5. Importantly, Augustine’s miracle accounts do not involve miracle workers who possessed the gift of healing. Instead, these accounts are presented as unexpected and providential acts of God which were not dependent on an intermediary healer. In that sense, they are categorically different than the type of healing miracles that are described in the Gospels or the book of Acts. Nothing in Augustine’s account suggests that the “gift of healing” was involved in the episodes he recounted.
6. As a side note, in response to those who wish to categorize Augustine as a continuationist, it is helpful to note that he clearly states that certain charismatic gifts (like the gift of tongues) had ceased after the time of the apostles. For example, regarding tongues-speaking, he states:
In the earliest time the Holy Ghost fell upon them that believed: and they spoke with tongues which they had not learned ‘as the Spirit gave them utterance.’ These were signs adapted to the time. For it was proper for the Holy Spirit to evidence Himself in all tongues, and to show that the Gospel of God had come to all tongues [languages] over the whole earth. The thing was done for an authentication and it passed away. (Ten Homilies on the first Epistle of John VI, 10).

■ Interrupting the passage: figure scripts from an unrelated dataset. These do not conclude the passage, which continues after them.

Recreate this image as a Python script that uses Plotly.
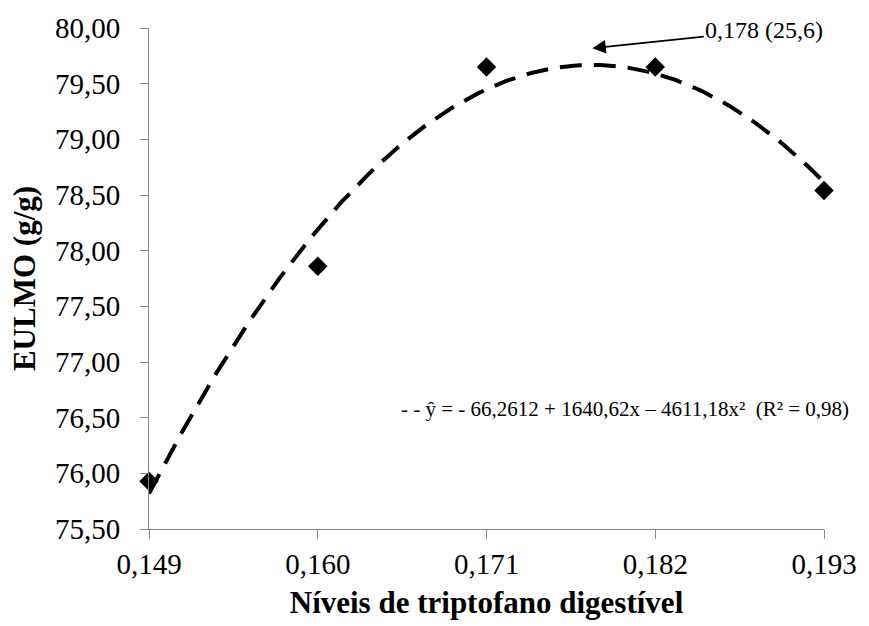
import numpy as np
import plotly.graph_objects as go

# Observed means
levels = [0.149, 0.160, 0.171, 0.182, 0.193]
eulmo = [75.93, 77.86, 79.65, 79.65, 78.54]

# Quadratic fit coefficients: y = b0 + b1*x + b2*x^2
b0, b1, b2 = -66.2612, 1640.62, -4611.18
optimum_label = "0,178 (25,6)"
equation_label = "- - ŷ = - 66,2612 + 1640,62x – 4611,18x²  (R² = 0,98)"

x_ticks = levels
y_ticks = [75.5, 76.0, 76.5, 77.0, 77.5, 78.0, 78.5, 79.0, 79.5, 80.0]

xf = np.linspace(levels[0], levels[-1], 200)
yf = b0 + b1 * xf + b2 * xf ** 2
x_opt = -b1 / (2 * b2)
y_opt = b0 + b1 * x_opt + b2 * x_opt ** 2

font_family = "Liberation Serif"
axis_color = "#868686"

fig = go.Figure()
fig.add_trace(go.Scatter(
    x=xf, y=yf, mode="lines",
    line=dict(color="black", width=4, dash="22px,12px"),
    showlegend=False, hoverinfo="skip", cliponaxis=False,
))
fig.add_trace(go.Scatter(
    x=levels, y=eulmo, mode="markers",
    marker=dict(symbol="diamond", size=15, color="black"),
    showlegend=False, cliponaxis=False,
))

fig.add_annotation(
    x=x_opt, y=y_opt + 0.15, xref="x", yref="y",
    text=optimum_label, showarrow=True,
    ax=172, ay=-18, axref="pixel", ayref="pixel",
    arrowhead=2, arrowsize=1.5, arrowwidth=1.8, arrowcolor="black",
    font=dict(family=font_family, size=24, color="black"),
)
fig.add_annotation(
    x=0.18, y=76.58, xref="x", yref="y",
    text=equation_label, showarrow=False, xanchor="center",
    font=dict(family=font_family, size=21, color="black"),
)

fig.update_layout(
    width=869, height=626,
    margin=dict(l=149, r=34, t=26, b=97),
    paper_bgcolor="white", plot_bgcolor="white",
    separators=",.",
    font=dict(family=font_family, color="black"),
    xaxis=dict(
        range=[levels[0], levels[-1]],
        tickvals=x_ticks, tickformat=".3f",
        showgrid=False, zeroline=False,
        showline=True, linecolor=axis_color, linewidth=1,
        ticks="outside", ticklen=9, tickcolor=axis_color,
        tickfont=dict(size=29, family=font_family),
        title=dict(text="<b>Níveis de triptofano digestível</b>",
                   font=dict(size=31, family=font_family), standoff=12),
    ),
    yaxis=dict(
        range=[75.5, 80.0],
        tickvals=y_ticks, tickformat=".2f",
        showgrid=False, zeroline=False,
        showline=True, linecolor=axis_color, linewidth=1,
        ticks="outside", ticklen=8, tickcolor=axis_color,
        ticklabelstandoff=14,
        tickfont=dict(size=29, family=font_family),
        title=dict(text="<b>EULMO (g/g)</b>",
                   font=dict(size=31, family=font_family), standoff=10),
    ),
)

fig.write_html("out.html")
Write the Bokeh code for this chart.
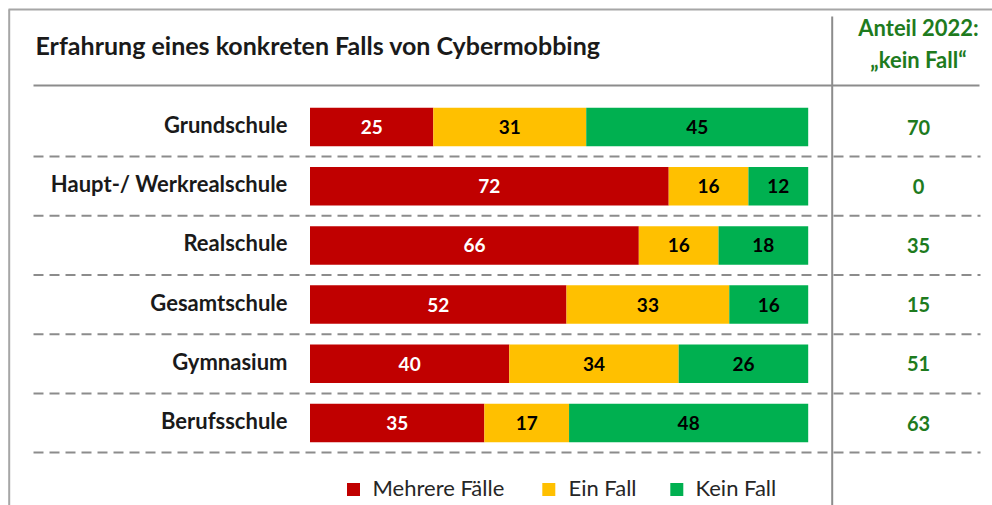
from bokeh.plotting import figure
from bokeh.models import Range1d, ColumnDataSource
from bokeh.core.properties import value
from bokeh.embed import file_html
from bokeh.resources import INLINE

# ---------------- data ----------------
schools = ["Grundschule", "Haupt-/ Werkrealschule", "Realschule",
           "Gesamtschule", "Gymnasium", "Berufsschule"]
mehrere = [25, 72, 66, 52, 40, 35]
ein_fall = [31, 16, 16, 33, 34, 17]
kein_fall = [45, 12, 18, 16, 26, 48]
anteil_2022 = [70, 0, 35, 15, 51, 63]
series_names = ["Mehrere Fälle", "Ein Fall", "Kein Fall"]
title_text = "Erfahrung eines konkreten Falls von Cybermobbing"
header_lines = ["Anteil 2022:", "\u201ekein Fall\u201c"]

# ---------------- styling ----------------
RED, YELLOW, GREEN = "#C00000", "#FFC000", "#00B050"
DKGREEN = "#1E7B1E"
GRAY = "#8C8C8C"
FONT = "Lato"
W, H = 992, 505
BAR_L, BAR_R = 309.5, 807.7      # px for 0% and 100%
ROW0, PITCH = 126.5, 59.2        # px of first row centre, row pitch

sc = (BAR_R - BAR_L) / 100.0
def fx(px):  # px -> data x
    return (px - BAR_L) / sc
def fy(py):  # px -> data y
    return (py - ROW0) / PITCH

p = figure(width=W, height=H, output_backend="svg", toolbar_location=None,
           x_range=Range1d(fx(0), fx(W)), y_range=Range1d(fy(H), fy(0)),
           min_border=0)
p.axis.visible = False
p.xgrid.visible = False
p.ygrid.visible = False
p.outline_line_color = None
p.background_fill_color = "white"
p.border_fill_color = "white"

# ---------------- bars ----------------
idx = list(range(len(schools)))
totals = [a + b + c for a, b, c in zip(mehrere, ein_fall, kein_fall)]
s1 = [a / t * 100 for a, t in zip(mehrere, totals)]
s2 = [b / t * 100 for b, t in zip(ein_fall, totals)]
l1 = [0] * len(idx)
r1 = s1
l2 = r1
r2 = [a + b for a, b in zip(s1, s2)]
l3 = r2
r3 = [100] * len(idx)

src = ColumnDataSource(dict(y=idx, l1=l1, r1=r1, l2=l2, r2=r2, l3=l3, r3=r3,
                            m1=[(a + b) / 2 for a, b in zip(l1, r1)],
                            m2=[(a + b) / 2 for a, b in zip(l2, r2)],
                            m3=[(a + b) / 2 for a, b in zip(l3, r3)],
                            t1=[str(v) for v in mehrere],
                            t2=[str(v) for v in ein_fall],
                            t3=[str(v) for v in kein_fall],
                            name=schools,
                            ylab=[i - 2.5 / PITCH for i in idx],
                            share=[str(v) for v in anteil_2022]))

BH = 38.5 / PITCH
for (l, r, c) in [("l1", "r1", RED), ("l2", "r2", YELLOW), ("l3", "r3", GREEN)]:
    p.hbar(y="y", left=l, right=r, height=BH, fill_color=c, line_color=None, source=src)

for (m, t, c) in [("m1", "t1", "white"), ("m2", "t2", "black"), ("m3", "t3", "black")]:
    p.text(x=m, y="y", text=t, source=src, text_align="center", text_baseline="middle",
           text_color=c, text_font=value(FONT), text_font_style="bold",
           text_font_size="19px")

# category labels
p.text(x=fx(287), y="ylab", text="name", source=src, text_align="right",
       text_baseline="middle", text_color="#1a1a1a", text_font=value(FONT),
       text_font_style="bold", text_font_size="22px")

# right column values
p.text(x=fx(918), y="y", text="share", source=src, text_align="center",
       text_baseline="middle", text_color=DKGREEN, text_font=value(FONT),
       text_font_style="bold", text_font_size="20px")

# ---------------- title & header ----------------
p.text(x=[fx(35)], y=[fy(44)], text=[title_text], text_align="left",
       text_baseline="middle", text_color="#1a1a1a", text_font=value(FONT),
       text_font_style="bold", text_font_size="25px")
p.text(x=[fx(918)] * 2, y=[fy(26.5), fy(58.5)], text=header_lines, text_align="center",
       text_baseline="middle", text_color=DKGREEN, text_font=value(FONT),
       text_font_style="bold", text_font_size="22px")

# ---------------- frame lines ----------------
p.segment(x0=[fx(8), fx(8.7)], y0=[fy(9), fy(9)], x1=[fx(W), fx(8.7)], y1=[fy(9), fy(H)],
          line_color="#A6A6A6", line_width=2)
p.segment(x0=[fx(831.7)], y0=[fy(16)], x1=[fx(831.7)], y1=[fy(H)],
          line_color=GRAY, line_width=2)
p.segment(x0=[fx(33)], y0=[fy(85)], x1=[fx(979)], y1=[fy(85)],
          line_color=GRAY, line_width=2)
sep_y = [i + 0.5 for i in idx]
p.segment(x0=[fx(33)] * len(sep_y), y0=sep_y, x1=[fx(980)] * len(sep_y), y1=sep_y,
          line_color=GRAY, line_width=2, line_dash="10 6")

# ---------------- legend ----------------
leg_sq_x = [353, 548.3, 676.3]
leg_tx_x = [372, 568, 695]
LEG_Y = 489
p.scatter(x=[fx(v) for v in leg_sq_x], y=[fy(LEG_Y)] * 3, marker="square", size=13,
          fill_color=[RED, YELLOW, GREEN], line_color=None)
p.text(x=[fx(v) for v in leg_tx_x], y=[fy(LEG_Y - 2)] * 3, text=series_names,
       text_align="left", text_baseline="middle", text_color="#262626",
       text_font=value(FONT), text_font_size="22px")

open("out.html", "w").write(file_html(p, INLINE))
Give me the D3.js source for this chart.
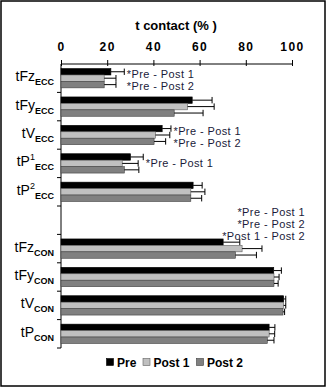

7. But there is still a major problem with Augustine’s report of miracles. His description is highly mystical and replete with superstitious elements. In recording these healings, he attributes them to things like prayer to the saints, the power of relics, and the use of religious symbols. Such descriptions are deeply troubling and call into serious question the veracity of his supposed miracles. Added to that, most of what he reports is from second or third-hand sources, which again casts doubt on the factual accuracy of his interpretations.
8. Generally speaking, the superstition that characterized medieval Christianity gained a foothold in the church after the Roman Empire became “Christian.” As pagans were forced to become Christian they synthesized their paganism with their Christianity. The church became contaminated. Even someone as notable as Augustine (in the 5th century) was affected by it. (For more on that, see here.)
So where does that leave us?
A. On the one hand, cessationists would affirm that God can heal people providentially in sudden and unexpected ways — both today and throughout church history. While the gift of healing is no longer active (meaning that the “faith-healers” of the modern charismatic movement are frauds), God can and sometimes does answer prayer in providentially extraordinary ways. Sometimes people refer to these special acts of providence as “miracles” — though that label is not always helpful in light of the contemporary charismatic movement’s abuse of the term.
B. On the other hand, with regard to Augustine’s account in particular, the superstitious elements that he highlights (like praying to the saints and finding healing power in relics) are completely unbiblical. They find their source in pagan influences, and ought to be rejected outright.
C. Those superstitious elements call into question the veracity of all of Augustine’s miracle reports — since his interpretation of the events was prejudiced by the religious superstitions of fifth-century Roman society (which was actively looking for miracles at every turn). Augustine himself seems ready to label anything and everything a “miracle,” even if there are other explanations for what took place. In that way, his miracle reports seem somewhat similar to modern Roman Catholic or Pentecostal miracle reports — in which superstitious and mystical presuppositions produce dangerously flawed conclusions.
D. While we appreciate Augustine for many wonderful contributions to historical theology (such as his articulation of the doctrines of grace), his report of divine healings is one area in which he is considerably less helpful. In this case, his reporting of the events is so riddled with superstition that it casts a shadow of doubt over his interpretation of those events.